*SHORT EXERCISE*. Nothing but the lines from the top of the data to the line holding "pre_p = [211, 190, 248, 178, 210, 173]" should be printed, word for word and both ends included; leave the pictures out.
>>
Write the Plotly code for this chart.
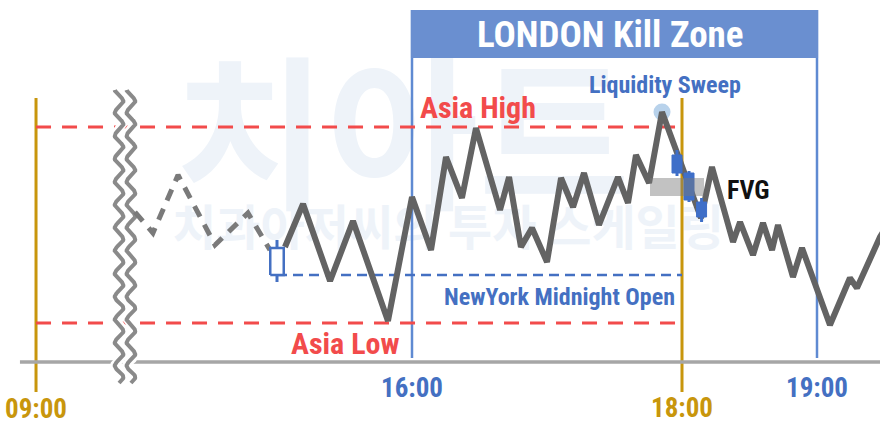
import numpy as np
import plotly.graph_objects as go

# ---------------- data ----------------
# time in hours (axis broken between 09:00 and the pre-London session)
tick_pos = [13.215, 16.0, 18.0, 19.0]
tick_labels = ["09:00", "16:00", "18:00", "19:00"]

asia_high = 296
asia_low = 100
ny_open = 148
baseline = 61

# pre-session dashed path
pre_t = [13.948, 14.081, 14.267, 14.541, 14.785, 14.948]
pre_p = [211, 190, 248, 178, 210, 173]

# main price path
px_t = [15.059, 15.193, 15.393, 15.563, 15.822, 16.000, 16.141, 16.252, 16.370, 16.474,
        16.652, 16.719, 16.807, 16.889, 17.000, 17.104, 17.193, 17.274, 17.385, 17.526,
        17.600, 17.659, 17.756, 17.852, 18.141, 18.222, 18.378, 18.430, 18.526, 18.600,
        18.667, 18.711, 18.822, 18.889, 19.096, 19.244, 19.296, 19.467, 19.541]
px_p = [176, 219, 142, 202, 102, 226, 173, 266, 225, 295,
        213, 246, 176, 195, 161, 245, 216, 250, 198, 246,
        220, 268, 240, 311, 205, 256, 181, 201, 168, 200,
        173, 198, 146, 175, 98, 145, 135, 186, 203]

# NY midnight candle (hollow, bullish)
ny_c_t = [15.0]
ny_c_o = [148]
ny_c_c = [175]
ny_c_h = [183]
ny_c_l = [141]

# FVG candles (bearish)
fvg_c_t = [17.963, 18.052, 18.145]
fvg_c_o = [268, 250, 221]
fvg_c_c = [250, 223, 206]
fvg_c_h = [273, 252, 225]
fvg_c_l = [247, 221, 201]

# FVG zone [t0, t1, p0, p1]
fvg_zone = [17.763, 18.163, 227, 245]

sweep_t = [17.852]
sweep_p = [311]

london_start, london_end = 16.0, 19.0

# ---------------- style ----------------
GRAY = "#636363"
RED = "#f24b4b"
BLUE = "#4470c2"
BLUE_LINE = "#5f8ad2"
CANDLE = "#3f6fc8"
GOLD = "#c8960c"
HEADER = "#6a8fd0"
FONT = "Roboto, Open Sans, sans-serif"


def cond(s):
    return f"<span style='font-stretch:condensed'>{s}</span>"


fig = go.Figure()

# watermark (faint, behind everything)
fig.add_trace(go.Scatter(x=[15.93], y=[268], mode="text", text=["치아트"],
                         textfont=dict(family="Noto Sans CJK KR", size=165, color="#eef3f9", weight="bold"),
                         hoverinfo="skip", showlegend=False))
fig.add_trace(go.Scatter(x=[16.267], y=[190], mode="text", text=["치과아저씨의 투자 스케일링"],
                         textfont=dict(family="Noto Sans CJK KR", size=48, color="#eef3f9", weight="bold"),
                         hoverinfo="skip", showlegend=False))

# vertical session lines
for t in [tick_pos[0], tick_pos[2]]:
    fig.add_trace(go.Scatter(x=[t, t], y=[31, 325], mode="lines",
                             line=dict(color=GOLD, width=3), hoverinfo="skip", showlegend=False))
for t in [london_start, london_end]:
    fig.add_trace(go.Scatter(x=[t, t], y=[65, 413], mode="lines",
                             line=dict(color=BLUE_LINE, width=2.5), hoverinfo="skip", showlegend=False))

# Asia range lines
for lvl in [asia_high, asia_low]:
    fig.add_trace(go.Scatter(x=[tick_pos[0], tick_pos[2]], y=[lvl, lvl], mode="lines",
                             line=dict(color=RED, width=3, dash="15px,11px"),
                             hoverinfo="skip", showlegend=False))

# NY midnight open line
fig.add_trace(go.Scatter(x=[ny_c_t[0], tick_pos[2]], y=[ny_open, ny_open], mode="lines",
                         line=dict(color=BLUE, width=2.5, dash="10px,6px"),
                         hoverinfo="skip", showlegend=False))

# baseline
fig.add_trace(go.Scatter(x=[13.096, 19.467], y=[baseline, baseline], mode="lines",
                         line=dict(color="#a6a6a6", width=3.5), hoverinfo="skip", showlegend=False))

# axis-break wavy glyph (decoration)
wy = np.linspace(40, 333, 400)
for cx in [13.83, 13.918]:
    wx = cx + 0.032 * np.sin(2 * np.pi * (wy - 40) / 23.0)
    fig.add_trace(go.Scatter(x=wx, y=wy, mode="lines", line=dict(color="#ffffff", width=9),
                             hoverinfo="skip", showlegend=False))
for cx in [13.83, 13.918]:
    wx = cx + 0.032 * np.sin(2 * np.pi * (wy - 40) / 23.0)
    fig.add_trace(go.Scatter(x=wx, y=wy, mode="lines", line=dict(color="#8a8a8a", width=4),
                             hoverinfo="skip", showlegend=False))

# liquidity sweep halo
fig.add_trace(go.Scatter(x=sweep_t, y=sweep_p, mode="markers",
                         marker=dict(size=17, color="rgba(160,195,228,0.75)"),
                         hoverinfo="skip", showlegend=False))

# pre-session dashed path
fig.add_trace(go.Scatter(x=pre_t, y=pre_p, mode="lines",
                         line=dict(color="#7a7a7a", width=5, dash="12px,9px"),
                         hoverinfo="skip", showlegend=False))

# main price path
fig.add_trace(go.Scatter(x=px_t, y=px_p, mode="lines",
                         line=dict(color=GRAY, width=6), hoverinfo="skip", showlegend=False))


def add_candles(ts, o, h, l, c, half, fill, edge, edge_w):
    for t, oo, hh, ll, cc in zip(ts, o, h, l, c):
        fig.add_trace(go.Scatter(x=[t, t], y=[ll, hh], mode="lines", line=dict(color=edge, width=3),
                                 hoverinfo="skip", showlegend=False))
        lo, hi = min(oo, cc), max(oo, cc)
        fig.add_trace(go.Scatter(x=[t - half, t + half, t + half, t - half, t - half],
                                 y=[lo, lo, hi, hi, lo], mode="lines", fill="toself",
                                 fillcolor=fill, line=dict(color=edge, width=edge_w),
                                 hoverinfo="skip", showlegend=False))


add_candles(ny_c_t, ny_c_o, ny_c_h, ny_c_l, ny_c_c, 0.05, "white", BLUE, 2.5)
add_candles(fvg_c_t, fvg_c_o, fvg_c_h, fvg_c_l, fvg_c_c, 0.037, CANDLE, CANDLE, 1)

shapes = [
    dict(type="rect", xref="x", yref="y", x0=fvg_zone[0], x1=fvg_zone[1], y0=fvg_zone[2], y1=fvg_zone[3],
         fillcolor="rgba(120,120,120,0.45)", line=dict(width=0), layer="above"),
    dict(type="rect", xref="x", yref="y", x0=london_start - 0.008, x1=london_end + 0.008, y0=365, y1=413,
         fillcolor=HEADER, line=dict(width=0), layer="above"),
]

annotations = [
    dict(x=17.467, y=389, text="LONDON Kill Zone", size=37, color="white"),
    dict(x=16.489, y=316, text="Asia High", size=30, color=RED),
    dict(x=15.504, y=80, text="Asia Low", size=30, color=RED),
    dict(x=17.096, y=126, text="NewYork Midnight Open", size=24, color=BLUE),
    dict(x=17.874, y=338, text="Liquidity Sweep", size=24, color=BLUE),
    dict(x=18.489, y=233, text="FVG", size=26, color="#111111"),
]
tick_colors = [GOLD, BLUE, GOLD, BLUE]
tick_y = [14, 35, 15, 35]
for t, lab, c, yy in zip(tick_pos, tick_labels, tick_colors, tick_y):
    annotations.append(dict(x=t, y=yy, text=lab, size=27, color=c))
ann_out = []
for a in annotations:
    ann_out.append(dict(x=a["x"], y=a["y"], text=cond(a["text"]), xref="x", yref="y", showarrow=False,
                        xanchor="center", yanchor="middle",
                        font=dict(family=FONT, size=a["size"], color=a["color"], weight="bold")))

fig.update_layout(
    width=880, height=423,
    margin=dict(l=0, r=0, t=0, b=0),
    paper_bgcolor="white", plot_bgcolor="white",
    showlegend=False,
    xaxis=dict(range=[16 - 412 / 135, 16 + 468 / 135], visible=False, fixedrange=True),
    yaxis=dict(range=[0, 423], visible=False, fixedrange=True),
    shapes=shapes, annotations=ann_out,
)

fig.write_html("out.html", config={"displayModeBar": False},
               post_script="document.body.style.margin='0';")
<<
*RESULT OF THE TASK*.
Write the Plotly code for this chart.
import numpy as np
import plotly.graph_objects as go

# ---------------- data ----------------
# time in hours (axis broken between 09:00 and the pre-London session)
tick_pos = [13.215, 16.0, 18.0, 19.0]
tick_labels = ["09:00", "16:00", "18:00", "19:00"]

asia_high = 296
asia_low = 100
ny_open = 148
baseline = 61

# pre-session dashed path
pre_t = [13.948, 14.081, 14.267, 14.541, 14.785, 14.948]
pre_p = [211, 190, 248, 178, 210, 173]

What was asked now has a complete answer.